My mother sighs, “That’s nice, Mother. That’s very nice.”
And so it went; and so it goes. Mother and daughter, twisting and untwisting knots in a desperate attempt to overcome the friction, to hold fast against the repelling forces of their genetic bond. They are two negatives that make a daily attempt to create a positive, beyond all odds.
5 comments:
Very well done; I felt as if I were with you all in the car, choking on the spite and cigarette smoke. Thank you.
Yes; it's practically Terms of Endearment around our house on a daily basis. For two people who so obviously can't do without each other, they argue like mad cats most of the time. It always starts with comments like these; and while it seems funny at first, it causes a lot of tension. Ah, stories for another day.
We did have a nice time in Colonial Beach. I'll have to keep that in mind for the summer when we are bored and want to get out of the house.
Glad you had a nice Mother's Day too.
Well written, Amy. I don't know how you do it, though. That sniping is just so unpleasant, I'm sure I would've wanted to throw myself from the car (or at least drive in a separate one to avoid it!) You are to be commended for having the clarity to at least try to understand why it goes on. And I'm glad the time in Colonial Beach was good; I enjoy outings there.
Nice writing! Man, it's hard to break that cycle, change that dance. Yep, kudos to you for turning it into art.
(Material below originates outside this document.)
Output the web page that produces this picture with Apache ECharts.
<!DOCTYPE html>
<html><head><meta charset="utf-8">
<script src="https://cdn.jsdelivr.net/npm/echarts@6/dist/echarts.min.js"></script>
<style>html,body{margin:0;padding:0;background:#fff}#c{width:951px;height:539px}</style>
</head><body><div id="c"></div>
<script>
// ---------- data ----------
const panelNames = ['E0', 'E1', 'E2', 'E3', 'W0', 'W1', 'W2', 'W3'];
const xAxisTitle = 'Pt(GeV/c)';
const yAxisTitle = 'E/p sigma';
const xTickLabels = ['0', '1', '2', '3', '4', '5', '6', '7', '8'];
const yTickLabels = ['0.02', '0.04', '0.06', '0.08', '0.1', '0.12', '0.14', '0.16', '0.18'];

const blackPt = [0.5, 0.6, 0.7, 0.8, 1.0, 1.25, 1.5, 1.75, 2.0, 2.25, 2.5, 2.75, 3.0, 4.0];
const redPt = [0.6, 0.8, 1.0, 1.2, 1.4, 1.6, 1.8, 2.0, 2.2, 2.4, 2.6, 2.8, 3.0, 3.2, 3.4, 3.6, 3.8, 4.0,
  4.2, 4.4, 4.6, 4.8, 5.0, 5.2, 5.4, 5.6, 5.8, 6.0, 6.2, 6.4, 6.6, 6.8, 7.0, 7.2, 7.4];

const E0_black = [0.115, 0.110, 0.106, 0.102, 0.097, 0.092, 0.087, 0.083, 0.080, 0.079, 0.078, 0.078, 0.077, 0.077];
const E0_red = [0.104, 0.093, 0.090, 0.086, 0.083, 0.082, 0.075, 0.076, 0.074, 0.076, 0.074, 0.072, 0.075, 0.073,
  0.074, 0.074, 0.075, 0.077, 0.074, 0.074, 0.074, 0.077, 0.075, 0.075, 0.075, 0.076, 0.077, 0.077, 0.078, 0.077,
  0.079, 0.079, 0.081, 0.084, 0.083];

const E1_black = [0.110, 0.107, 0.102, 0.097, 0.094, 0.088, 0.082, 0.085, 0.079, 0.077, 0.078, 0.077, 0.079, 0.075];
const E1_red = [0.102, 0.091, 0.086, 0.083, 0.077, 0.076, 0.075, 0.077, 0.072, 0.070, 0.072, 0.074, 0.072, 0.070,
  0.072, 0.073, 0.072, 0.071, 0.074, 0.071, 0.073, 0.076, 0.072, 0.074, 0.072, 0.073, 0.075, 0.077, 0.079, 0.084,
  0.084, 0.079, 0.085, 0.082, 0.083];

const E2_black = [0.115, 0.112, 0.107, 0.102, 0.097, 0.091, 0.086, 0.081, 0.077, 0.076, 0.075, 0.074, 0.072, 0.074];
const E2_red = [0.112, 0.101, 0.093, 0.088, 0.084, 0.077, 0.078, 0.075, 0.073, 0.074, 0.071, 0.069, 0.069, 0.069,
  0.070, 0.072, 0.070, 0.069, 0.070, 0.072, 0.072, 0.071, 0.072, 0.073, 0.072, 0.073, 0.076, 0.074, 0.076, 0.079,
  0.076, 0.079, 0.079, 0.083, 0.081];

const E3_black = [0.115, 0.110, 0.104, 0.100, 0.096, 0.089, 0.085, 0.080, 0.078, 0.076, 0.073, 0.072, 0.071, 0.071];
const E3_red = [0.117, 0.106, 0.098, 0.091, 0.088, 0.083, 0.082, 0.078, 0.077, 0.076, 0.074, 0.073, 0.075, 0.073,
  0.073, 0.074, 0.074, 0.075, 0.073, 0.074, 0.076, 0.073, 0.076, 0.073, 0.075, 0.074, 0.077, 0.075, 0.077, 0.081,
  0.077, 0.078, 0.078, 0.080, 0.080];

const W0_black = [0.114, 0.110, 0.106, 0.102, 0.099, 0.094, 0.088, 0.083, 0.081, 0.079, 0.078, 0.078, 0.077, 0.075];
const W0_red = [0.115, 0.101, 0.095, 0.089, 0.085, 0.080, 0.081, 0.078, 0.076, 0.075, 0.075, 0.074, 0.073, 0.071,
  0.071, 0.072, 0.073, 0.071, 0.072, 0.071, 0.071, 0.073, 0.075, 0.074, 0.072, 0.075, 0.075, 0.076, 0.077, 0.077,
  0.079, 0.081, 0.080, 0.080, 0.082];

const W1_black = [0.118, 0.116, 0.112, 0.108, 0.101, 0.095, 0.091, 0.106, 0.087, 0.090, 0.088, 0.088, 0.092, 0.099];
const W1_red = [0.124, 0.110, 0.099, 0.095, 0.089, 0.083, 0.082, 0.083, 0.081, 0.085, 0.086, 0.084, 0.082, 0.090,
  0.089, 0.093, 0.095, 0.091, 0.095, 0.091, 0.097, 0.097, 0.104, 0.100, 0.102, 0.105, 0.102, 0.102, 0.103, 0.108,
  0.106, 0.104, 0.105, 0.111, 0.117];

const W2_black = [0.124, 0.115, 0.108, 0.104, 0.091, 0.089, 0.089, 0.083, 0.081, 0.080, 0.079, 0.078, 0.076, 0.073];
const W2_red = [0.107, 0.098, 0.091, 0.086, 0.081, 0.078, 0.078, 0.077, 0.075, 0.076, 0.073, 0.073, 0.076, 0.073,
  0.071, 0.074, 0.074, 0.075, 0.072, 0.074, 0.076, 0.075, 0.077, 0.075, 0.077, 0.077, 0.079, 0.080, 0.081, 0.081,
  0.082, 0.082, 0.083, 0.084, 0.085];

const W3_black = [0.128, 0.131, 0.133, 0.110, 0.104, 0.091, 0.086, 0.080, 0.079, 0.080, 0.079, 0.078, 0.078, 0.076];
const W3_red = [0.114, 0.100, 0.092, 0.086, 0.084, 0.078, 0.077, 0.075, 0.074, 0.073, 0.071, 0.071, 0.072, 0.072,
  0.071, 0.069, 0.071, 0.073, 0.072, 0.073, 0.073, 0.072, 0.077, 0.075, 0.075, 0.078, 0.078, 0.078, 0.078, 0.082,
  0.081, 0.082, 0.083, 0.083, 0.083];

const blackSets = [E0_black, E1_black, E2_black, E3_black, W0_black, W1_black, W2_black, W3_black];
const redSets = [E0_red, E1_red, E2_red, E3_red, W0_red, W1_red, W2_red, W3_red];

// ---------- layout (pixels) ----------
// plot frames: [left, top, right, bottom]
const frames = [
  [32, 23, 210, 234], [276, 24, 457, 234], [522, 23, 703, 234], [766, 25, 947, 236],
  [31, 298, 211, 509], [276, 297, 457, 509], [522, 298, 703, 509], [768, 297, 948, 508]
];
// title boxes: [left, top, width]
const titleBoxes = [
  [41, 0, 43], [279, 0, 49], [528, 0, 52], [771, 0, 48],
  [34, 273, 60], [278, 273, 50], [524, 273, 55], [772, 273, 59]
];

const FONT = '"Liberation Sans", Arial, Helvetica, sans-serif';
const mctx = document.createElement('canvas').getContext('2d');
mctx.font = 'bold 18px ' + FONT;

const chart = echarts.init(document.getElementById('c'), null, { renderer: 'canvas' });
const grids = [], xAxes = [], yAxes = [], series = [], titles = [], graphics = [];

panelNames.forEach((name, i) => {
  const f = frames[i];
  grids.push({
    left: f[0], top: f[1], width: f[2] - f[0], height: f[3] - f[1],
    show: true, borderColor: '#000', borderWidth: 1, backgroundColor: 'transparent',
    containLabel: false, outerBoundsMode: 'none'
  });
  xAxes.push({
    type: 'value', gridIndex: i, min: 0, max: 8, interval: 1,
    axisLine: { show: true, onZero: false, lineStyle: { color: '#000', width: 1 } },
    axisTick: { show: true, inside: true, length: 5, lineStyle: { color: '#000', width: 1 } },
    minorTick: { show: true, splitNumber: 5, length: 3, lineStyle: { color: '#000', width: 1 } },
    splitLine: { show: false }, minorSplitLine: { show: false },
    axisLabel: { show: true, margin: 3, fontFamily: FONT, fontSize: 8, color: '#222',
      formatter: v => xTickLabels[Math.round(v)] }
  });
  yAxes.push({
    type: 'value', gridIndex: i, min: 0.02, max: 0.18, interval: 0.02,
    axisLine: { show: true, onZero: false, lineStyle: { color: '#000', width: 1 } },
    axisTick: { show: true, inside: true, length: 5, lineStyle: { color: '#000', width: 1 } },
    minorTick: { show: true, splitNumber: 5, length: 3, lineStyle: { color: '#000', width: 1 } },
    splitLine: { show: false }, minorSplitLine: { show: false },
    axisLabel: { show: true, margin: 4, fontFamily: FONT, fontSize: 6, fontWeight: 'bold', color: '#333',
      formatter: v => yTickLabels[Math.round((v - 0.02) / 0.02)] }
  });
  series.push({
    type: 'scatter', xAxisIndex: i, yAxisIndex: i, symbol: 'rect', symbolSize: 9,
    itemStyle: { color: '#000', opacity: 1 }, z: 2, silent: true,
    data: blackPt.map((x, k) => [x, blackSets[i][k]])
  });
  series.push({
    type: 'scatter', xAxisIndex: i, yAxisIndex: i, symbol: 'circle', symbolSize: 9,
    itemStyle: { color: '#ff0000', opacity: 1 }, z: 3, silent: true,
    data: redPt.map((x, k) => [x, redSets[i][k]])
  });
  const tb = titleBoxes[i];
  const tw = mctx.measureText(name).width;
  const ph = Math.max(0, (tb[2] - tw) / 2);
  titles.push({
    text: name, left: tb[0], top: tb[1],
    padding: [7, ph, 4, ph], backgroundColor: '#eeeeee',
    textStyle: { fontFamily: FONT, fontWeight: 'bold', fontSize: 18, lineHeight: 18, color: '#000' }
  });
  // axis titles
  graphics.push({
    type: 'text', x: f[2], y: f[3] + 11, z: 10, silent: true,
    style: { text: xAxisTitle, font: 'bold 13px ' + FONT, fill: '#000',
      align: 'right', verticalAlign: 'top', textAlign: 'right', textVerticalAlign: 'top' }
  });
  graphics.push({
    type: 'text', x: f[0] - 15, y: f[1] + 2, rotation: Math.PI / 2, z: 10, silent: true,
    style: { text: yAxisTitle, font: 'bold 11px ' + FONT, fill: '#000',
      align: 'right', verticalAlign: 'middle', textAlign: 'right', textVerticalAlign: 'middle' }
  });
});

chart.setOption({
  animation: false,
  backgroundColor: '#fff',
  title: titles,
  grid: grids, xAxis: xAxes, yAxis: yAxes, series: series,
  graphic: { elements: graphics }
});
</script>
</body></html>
You're so right, Lori, it would be hard to be around that, but that's what you do when you love someone. That's one of the reasons I find it hard to go to the in-laws' house because of the quiet hard tension there between the parents. I sometimes think I'm the only one who senses it and have been made to feel a bit crazy because of it.
And Em, I AM going to break those habits, even if it kills me in the process.